HAMILTON COUNTY, Tenn. (WDEF) – The Tennessee governor and education commissioner wants to temporarily halt “negative consequences” of student assessments on educators and schools this school year.
This as teachers and districts have found themselves trying to educate students while in the coronavirus pandemic.
“Given the unprecedented disruption that the COVID-19 pandemic and extended time away from the classroom has had on Tennessee’s students, my Administration will work with the General Assembly to bring forward a solution for this school year that alleviates any burdens associated with educator evaluations and school accountability metrics,” Governor Bill Lee said.
“Administering assessments to gauge student learning and ensuring strong accountability best enables us to meet the needs of all students, however we know the significant challenges our teachers and school and district leaders are facing and it remains critical to reward their good work. We look forward to working together with our elected officials on a solution for this school year that preserves our strong foundations while ensuring that every teacher feels supported in focusing on educating their students,” Commissioner Penny Schwinn said.
State Senator Bo Watson, (R-Hixson) said he hasn’t seen Governor Lee’s full request, but it’s something he feels that senators will look at favorably.
“I think that members are sensitive to the environment that teachers and students are operating in now. Some schools are meeting remotely, both remotely and in-person and some schools are in-person, and to hold the system accountable to a law that was written under completely different circumstances, I think the senate would view that as being unfair,” Sen. Watson said.

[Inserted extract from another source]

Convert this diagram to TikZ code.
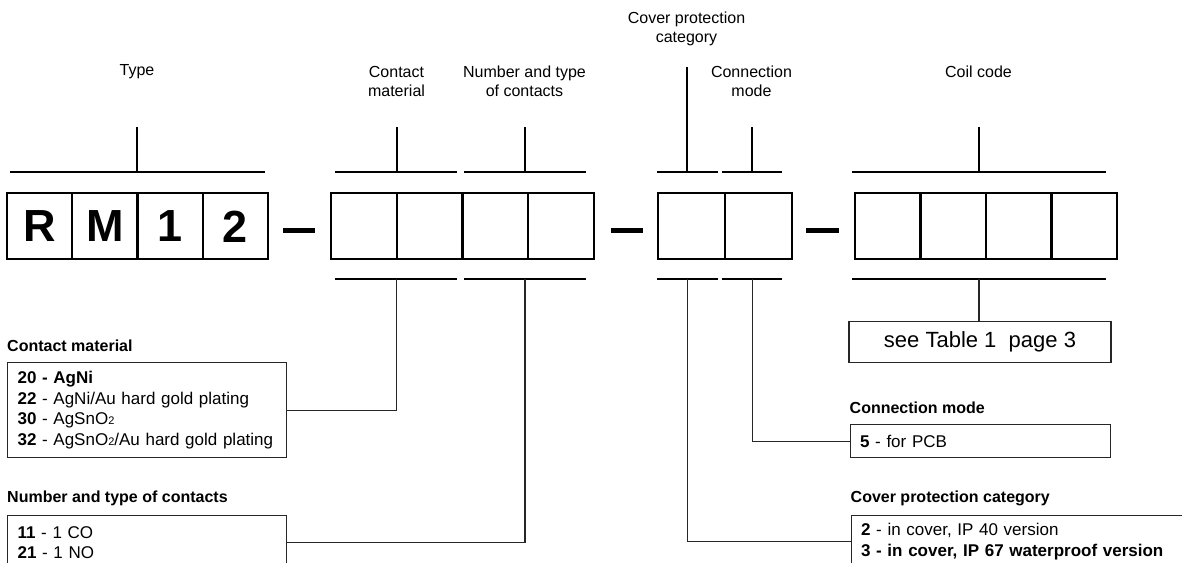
\documentclass[tikz,border=0pt]{standalone}
\usepackage{fontspec}
\setmainfont{Liberation Sans}
\usetikzlibrary{positioning, calc}

\newcommand{\lowtwo}{{\fontsize{11}{11}\selectfont 2}}

\tikzset{
	lbl/.style = {align=center, inner sep=0pt, font=\fontsize{16}{19}\selectfont},
	head/.style = {anchor=west, inner sep=0pt, font=\fontsize{16}{19}\selectfont\bfseries},
	infobox/.style = {draw=black!85, line width=1.1pt, anchor=north west, align=left, inner xsep=10pt, inner ysep=0pt, font=\fontsize{17}{20.5}\selectfont},
	letter/.style = {inner sep=0pt, font=\fontsize{45}{45}\selectfont\bfseries},
	topbar/.style = {line width=2.8pt},
	toptick/.style = {line width=2pt},
	botbar/.style = {line width=2.2pt},
	link/.style = {draw=black!85, line width=1.1pt},
	hyph/.style = {line width=5.6pt},
}

\begin{document}
\begin{tikzpicture}[x=1pt, y=-1pt]
		\useasboundingbox (0,0) rectangle (1182,562);
		\clip (0,0) rectangle (1182,562);
		
		% labels above
		\node [lbl] (typeL) at (137,72) {Type};
		\node [lbl] (matL) at (396.5,81.5) {Contact\\material};
		\node [lbl] (numL) at (524.5,81.5) {Number and type\\of contacts};
		\node [lbl] (covL) at (686.5,28.5) {Cover protection\\category};
		\node [lbl] (conL) at (751.5,81.5) {Connection\\mode};
		\node [lbl] (coilL) at (978.5,72) {Coil code};
		
		% upper brackets
		\foreach \a/\b/\m/\t in {10/265/137/127, 335/457/396.5/127, 464/586/524.5/127, 657/718/686.5/67, 722/782/751.5/127, 852/1106/978.5/127}
		{
			\draw [topbar] (\a,172) -- (\b,172);
			\draw [toptick] (\m,172) -- (\m,\t);
		}
		
		% code cells
		\foreach \g/\n/\w in {7/4/65.25, 331/4/65.75, 658/2/67, 855/4/65.5}
		{
			\foreach \i in {1,...,\n}
				\draw [line width=2.1pt] ({\g + (\i - 1)*\w},193) rectangle ++(\w,66);
			\draw [line width=2.7pt] (\g,193) rectangle ++({\n*\w},66);
		}
		\node [letter] (lR) at (39.6,226.5) {R};
		\node [letter] (lM) at (104.9,226.5) {M};
		\node [letter] (l1) at (170.1,226.5) {1};
		\node [letter] (l2) at (235.4,226.5) {2};
		
		\draw [hyph] (283,230.5) -- (315,230.5);
		\draw [hyph] (610.5,230.5) -- (643,230.5);
		\draw [hyph] (806,230.5) -- (839,230.5);
		
		% lower brackets
		\foreach \a/\b/\m/\n in {335/457/396.5/mat, 464/586/525/num, 657/718/687.5/cov, 722/782/752.5/con, 852/1106/979/coil}
		{
			\draw [botbar] (\a,279) -- (\b,279);
			\coordinate (\n B) at (\m,279);
		}
		
		% option boxes
		\node [head] (matH) at (7,346) {Contact material};
		\node [infobox, text width=259pt, minimum height=95pt] (matBox) at (7,362)
			{{\bfseries 20 - AgNi}\\{\bfseries 22} - AgNi/Au hard gold plating\\{\bfseries 30} - AgSnO\lowtwo\\{\bfseries 32} - AgSnO\lowtwo/Au hard gold plating};
		
		\node [head] (numH) at (7,498) {Number and type of contacts};
		\node [infobox, text width=259pt, minimum height=54pt] (numBox) at (7,515)
			{{\bfseries 11} - 1 CO\\{\bfseries 21} - 1 NO};
		
		\node [infobox, anchor=north, align=center, minimum width=262pt, minimum height=41pt, font=\fontsize{22}{24}\selectfont] (tabBox) at (980,321) {see Table 1\ \ page 3};
		
		\node [head] (conH) at (849.5,408) {Connection mode};
		\node [infobox, text width=240pt, minimum height=33pt] (conBox) at (849.5,424)
			{{\bfseries 5} - for PCB};
		
		\node [head] (covH) at (850.5,498) {Cover protection category};
		\node [infobox, text width=380pt, minimum height=52pt] (covBox) at (850.5,515)
			{{\bfseries 2} - in cover, IP 40 version\\{\bfseries 3 - in cover, IP 67 waterproof version}};
		
		% leaders
		\draw [link] (matB) |- (matBox.east);
		\draw [link] (numB) |- (numBox.east);
		\draw [link] (covB) |- (covBox.west);
		\draw [link] (conB) |- (conBox.west);
		\draw [link] (coilB) -- (coilB |- tabBox.north);
\end{tikzpicture}
\end{document}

Hamilton County Education Association President Jeanette Omarkhail has previously given her take relating to student assessments and teacher evaluations.
News 12 spoke with her about it last week.

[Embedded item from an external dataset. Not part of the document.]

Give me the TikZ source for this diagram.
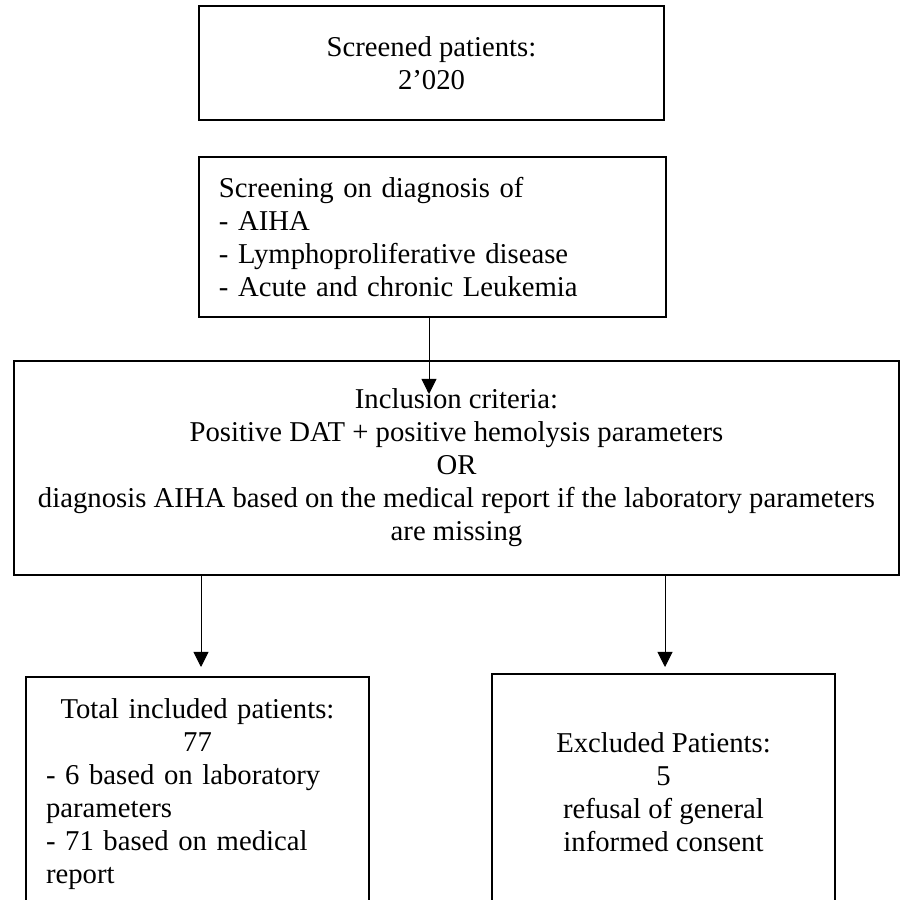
\documentclass[tikz,border=0pt]{standalone}
\usepackage{fontspec}
\setmainfont{Liberation Serif}
\usetikzlibrary{arrows.meta}

\begin{document}
\begin{tikzpicture}[x=0.418pt,y=-0.418pt,
        box/.style={draw,line width=1pt,inner sep=0pt,font=\fontsize{12}{13.8}\selectfont},
        arr/.style={line width=0.4pt,-{Triangle[length=6.3pt,width=6.3pt]}}]
        \useasboundingbox (0,0) rectangle (901,900);
        \clip (0,0) rectangle (901,900);

        \node[box,align=center,minimum width=194.4pt,minimum height=47.7pt] (screened) at (431.5,63) {Screened patients:\\2'020};

        \node[box,align=left,text width=178.5pt,inner xsep=8.4pt,minimum height=66.9pt] (diagnosis) at (432.5,237)
            {Screening on diagnosis of\\- AIHA\\- Lymphoproliferative disease\\- Acute and chronic Leukemia};

        \node[box,align=center,minimum width=369.9pt,minimum height=89.5pt] (criteria) at (456.5,468)
            {Inclusion criteria:\\Positive DAT + positive hemolysis parameters\\OR\\diagnosis AIHA based on the medical report if the laboratory parameters\\are missing};

        \node[box,align=left,text width=126.6pt,inner xsep=8.4pt,minimum height=98.2pt] (included) at (197.5,794.5)
            {\makebox[\linewidth]{Total included patients:}\\\makebox[\linewidth]{77}\\- 6 based on laboratory\\parameters\\- 71 based on medical\\report};

        \node[box,align=center,minimum width=143.4pt,minimum height=99.1pt] (excluded) at (663.5,792.5)
            {Excluded Patients:\\5\\refusal of general\\informed consent};

        \coordinate (tipA) at (429,394);
        \coordinate (tipB) at (201,667);
        \coordinate (tipC) at (665,667);

        \draw[arr] (diagnosis.south -| tipA) -- (tipA);
        \draw[arr] (criteria.south -| tipB) -- (tipB);
        \draw[arr] (criteria.south -| tipC) -- (tipC);
    \end{tikzpicture}
\end{document}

“Having a way to assess and know where our kids our to keep, drive our instruction is critical, but to evaluate the teachers, the schools to put a label on us based on that in this critical time is not appropriate. I think that, I don’t even think the testing, the tests should be done,” Omarkhail said.
The governor still wants students assessments to be administered.
“Accountability remains incredibly important for the education of Tennessee’s students, and we will keep this year’s assessments in place to ensure an accurate picture of where our students are and what supports are needed to regain learning loss and get them back on the path to success,” Gov. Lee said.
This wouldn’t be the first time lawmakers have held teachers and schools harmless.
A couple of years ago legislators decided to hold them harmless when there were issues administering TNReady tests.
Sen. Watson said that lawmakers could take up Governor Lee’s request when they meet in January.